Et si la vaccination pouvait se faire par simple application cutanée plutôt que par injection ? C’est la perspective qu’ouvre une étude publiée ce 17 septembre 2025 dans Cell Reports, à partir d’une meilleure compréhension des effets physiologiques d’un stress mécanique causé par un étirement transitoire de la peau. Si le mécanisme de défense immunitaire lors d’une blessure est connu, la réaction de la peau à un frottement l’est beaucoup moins. Une équipe de chercheurs coordonnée par Élodie Segura, directrice de recherche Inserm, au sein du laboratoire Immunité et cancer (Inserm/Institut Curie) et par Stuart Jones, directeur du Centre for Pharmaceutical Medicine Research (King’s College London) s’est donc intéressée à la façon dont un massage pouvait affecter l’immunité et l’imperméabilité protectrice de la peau, chez l’animal et chez l’humain.
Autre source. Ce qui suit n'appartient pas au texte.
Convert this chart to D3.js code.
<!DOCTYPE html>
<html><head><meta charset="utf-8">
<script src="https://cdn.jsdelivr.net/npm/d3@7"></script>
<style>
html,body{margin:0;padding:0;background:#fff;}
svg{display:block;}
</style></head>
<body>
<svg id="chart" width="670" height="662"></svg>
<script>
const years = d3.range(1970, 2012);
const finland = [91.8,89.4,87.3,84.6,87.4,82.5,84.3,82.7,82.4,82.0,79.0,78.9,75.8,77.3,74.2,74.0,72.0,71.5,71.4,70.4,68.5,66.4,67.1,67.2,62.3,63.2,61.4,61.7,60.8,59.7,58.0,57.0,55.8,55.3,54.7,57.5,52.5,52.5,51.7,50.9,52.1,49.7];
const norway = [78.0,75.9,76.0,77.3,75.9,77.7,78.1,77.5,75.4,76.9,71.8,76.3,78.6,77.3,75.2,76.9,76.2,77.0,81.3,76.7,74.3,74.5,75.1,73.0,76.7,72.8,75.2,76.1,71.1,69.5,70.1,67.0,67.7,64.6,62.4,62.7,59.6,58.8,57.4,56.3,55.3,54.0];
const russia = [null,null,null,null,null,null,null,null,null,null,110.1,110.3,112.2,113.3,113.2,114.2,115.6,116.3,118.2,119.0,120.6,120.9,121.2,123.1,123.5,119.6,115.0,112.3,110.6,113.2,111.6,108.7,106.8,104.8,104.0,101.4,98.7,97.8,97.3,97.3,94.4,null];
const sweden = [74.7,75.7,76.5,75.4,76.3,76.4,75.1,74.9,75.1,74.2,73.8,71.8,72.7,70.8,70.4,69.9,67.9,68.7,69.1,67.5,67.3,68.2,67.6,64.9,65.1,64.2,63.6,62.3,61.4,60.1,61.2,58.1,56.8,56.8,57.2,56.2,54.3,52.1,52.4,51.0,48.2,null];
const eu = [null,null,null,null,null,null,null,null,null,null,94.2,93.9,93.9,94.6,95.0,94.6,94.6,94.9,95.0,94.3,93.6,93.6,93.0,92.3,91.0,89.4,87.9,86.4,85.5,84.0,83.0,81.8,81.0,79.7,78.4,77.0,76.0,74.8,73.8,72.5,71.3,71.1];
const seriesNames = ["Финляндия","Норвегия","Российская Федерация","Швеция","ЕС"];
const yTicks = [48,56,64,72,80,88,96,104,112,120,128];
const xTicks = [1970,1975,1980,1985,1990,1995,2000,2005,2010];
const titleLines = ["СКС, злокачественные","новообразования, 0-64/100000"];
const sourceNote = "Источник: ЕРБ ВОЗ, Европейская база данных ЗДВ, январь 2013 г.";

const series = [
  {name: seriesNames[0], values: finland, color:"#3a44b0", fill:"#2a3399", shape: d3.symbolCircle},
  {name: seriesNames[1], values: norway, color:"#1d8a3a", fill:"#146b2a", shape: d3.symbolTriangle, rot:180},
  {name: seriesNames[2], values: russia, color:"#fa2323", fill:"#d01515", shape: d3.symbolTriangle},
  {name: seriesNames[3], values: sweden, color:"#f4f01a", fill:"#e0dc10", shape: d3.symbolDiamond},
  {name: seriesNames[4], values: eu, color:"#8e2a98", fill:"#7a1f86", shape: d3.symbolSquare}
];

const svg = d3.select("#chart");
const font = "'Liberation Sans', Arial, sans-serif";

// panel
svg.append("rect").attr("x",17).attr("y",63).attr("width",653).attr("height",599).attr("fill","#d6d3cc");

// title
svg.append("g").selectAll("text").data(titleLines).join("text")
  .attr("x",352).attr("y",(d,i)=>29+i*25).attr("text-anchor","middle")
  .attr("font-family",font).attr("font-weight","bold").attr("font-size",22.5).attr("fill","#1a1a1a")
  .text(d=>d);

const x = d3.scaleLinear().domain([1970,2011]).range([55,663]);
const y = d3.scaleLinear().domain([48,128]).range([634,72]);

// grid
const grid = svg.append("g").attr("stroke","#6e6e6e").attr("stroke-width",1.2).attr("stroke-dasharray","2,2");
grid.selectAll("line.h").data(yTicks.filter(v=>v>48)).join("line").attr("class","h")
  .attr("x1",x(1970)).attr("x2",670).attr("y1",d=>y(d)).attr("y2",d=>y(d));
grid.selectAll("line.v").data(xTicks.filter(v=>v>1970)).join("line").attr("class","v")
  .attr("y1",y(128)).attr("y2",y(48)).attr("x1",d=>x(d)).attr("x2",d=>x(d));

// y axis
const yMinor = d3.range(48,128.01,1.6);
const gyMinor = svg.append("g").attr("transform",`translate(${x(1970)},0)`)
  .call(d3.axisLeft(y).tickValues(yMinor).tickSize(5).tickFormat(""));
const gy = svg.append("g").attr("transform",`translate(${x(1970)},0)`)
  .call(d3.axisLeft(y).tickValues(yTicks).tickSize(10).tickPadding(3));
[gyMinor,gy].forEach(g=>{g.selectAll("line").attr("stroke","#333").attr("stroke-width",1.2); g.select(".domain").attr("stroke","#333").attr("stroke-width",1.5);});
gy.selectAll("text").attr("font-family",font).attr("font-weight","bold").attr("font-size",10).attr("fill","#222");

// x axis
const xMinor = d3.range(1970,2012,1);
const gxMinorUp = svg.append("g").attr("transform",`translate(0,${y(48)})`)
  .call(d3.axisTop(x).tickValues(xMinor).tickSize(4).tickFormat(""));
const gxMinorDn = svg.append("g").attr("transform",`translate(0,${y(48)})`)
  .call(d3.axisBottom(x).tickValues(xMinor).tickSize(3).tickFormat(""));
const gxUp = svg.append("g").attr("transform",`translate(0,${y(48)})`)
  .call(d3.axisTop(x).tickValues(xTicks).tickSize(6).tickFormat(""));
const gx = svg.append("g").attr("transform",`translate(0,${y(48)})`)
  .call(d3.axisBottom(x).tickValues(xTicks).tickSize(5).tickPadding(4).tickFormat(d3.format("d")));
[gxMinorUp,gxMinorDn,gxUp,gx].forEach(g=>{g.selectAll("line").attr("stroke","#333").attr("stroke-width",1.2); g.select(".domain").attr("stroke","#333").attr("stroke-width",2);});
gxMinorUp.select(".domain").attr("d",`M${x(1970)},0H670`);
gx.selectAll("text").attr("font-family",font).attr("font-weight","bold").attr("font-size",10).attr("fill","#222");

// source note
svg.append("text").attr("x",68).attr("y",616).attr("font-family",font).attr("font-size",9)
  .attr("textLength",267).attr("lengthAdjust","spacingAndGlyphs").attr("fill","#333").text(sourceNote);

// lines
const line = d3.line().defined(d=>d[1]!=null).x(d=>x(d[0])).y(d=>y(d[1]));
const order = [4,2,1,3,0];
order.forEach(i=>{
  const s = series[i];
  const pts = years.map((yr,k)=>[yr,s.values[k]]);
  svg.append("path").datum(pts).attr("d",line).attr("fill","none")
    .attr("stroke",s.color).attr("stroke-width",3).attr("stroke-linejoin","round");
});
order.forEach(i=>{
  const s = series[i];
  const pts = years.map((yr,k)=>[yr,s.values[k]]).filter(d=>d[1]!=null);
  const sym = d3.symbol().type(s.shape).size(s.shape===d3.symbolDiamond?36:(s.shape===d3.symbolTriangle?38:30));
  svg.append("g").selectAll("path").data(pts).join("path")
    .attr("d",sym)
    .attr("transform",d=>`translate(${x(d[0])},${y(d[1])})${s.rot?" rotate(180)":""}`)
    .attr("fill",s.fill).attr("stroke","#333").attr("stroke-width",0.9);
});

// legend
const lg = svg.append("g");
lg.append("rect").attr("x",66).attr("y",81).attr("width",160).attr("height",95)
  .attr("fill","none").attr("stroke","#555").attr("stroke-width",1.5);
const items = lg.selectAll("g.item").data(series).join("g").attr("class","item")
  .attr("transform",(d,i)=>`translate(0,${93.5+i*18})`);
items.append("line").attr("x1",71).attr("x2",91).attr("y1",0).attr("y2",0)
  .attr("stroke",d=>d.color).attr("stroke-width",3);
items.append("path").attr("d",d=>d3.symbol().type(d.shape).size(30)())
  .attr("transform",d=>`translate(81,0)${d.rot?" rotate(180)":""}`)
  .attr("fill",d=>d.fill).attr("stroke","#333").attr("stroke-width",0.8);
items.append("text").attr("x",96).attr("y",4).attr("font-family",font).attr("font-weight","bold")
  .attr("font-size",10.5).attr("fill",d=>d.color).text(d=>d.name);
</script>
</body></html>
Les follicules pileux, une porte d’entrée
Pour leurs travaux, les scientifiques ont utilisé un outil permettant d’étirer la peau de façon à mimer, durant 20 minutes et sans induire de lésion, un massage appliquant sur la peau une tension similaire à celle d’un massage thérapeutique ou à l’application d’une crème. Ils ont ensuite comparé chez la souris et chez des volontaires humains, plusieurs paramètres mécaniques, microbiologiques et physiologiques de la peau avec et sans massage. Première observation : si le massage n’entame pas l’intégrité de l’épiderme, il rend la peau temporairement perméable aux macromolécules tant chez les humains que chez les animaux. Cette perméabilité semble liée à une ouverture des follicules pileux, qui, favorisée par le massage, permettait aux macromolécules en surface de pénétrer dans le tissu cutané. Chez les rongeurs, les chercheurs ont également observé que cette ouverture des follicules pileux laisse aussi passer des composés dérivés des bactéries présentes à la surface de la peau (le microbiote cutané). Ce phénomène déclenchait alors une réponse immunitaire (que les scientifiques ont observée par analyse transcriptomique) entraînant notamment une réaction inflammatoire locale et l’initiation de la réponse immunitaire adaptative. « Ces résultats suggèrent que le stress mécanique agit comme un signal de danger au sein de la peau, indique Élodie Segura dans un communiqué de l’Inserm. L’entrée dans la peau de composés du microbiote favorisée par l’étirement pourrait ainsi alerter le système immunitaire local sur la perte d’imperméabilité de la barrière cutanée et l’activer pour répondre au potentiel danger. »
Vers une vaccination non invasive ?
Forte de ces observations, l’équipe s’est intéressée à la possibilité d’exploiter ces propriétés pour développer une technique de vaccination non invasive par application cutanée. Elle a prodigué par massage un vaccin contre la grippe (H1N1) sur la peau de souris, et comparé la réaction immunitaire à celle produite en réaction à une injection intra-musculaire classique de ce vaccin. La réaction immunitaire semblait plus forte lorsque le vaccin était administré via étirement cutané, que lorsqu’il l’était par injection, y compris, sans adjuvant. « Des tests chez l’humain doivent être réalisés pour confirmer ces résultats observés chez la souris, car il existe des différences bien connues entre les peaux de nos deux espèces, précise Élodie Segura. Il nous faudra également comprendre comment chaque type de cellules cutanées réagit spécifiquement face au stress mécanique et quels sont précisément les produits du microbiote qui stimulent la réponse inflammatoire. Maîtriser ces processus chez l’humain pourrait ainsi permettre de développer des méthodes de vaccination ou d’administration de médicaments sans aiguille et non invasives », commente la chercheuse.
La réaction immunitaire semblait plus forte lorsque le vaccin était administré via étirement cutané, que lorsqu’il l’était par injection, y compris, sans adjuvant
Ces résultats pourraient aussi avoir d’importantes implications d’un point de vue toxicologique. Ils suggèrent en effet que les frottements ou le massage de la peau pourraient favoriser la pénétration dans l’organisme de molécules nocives (polluants ou allergènes présents sur la peau ou dans des crèmes à application cutanée) et stimuler des réponses immunitaires non désirées (inflammatoires ou allergiques). Or à ce jour, les évaluations des risques chimiques d’un produit n’incluent pas la possibilité qu’une macromolécule puisse entrer dans la peau. Des études complémentaires pourraient donc s’intéresser aux liens entre stress mécanique et sensibilisation aux allergènes.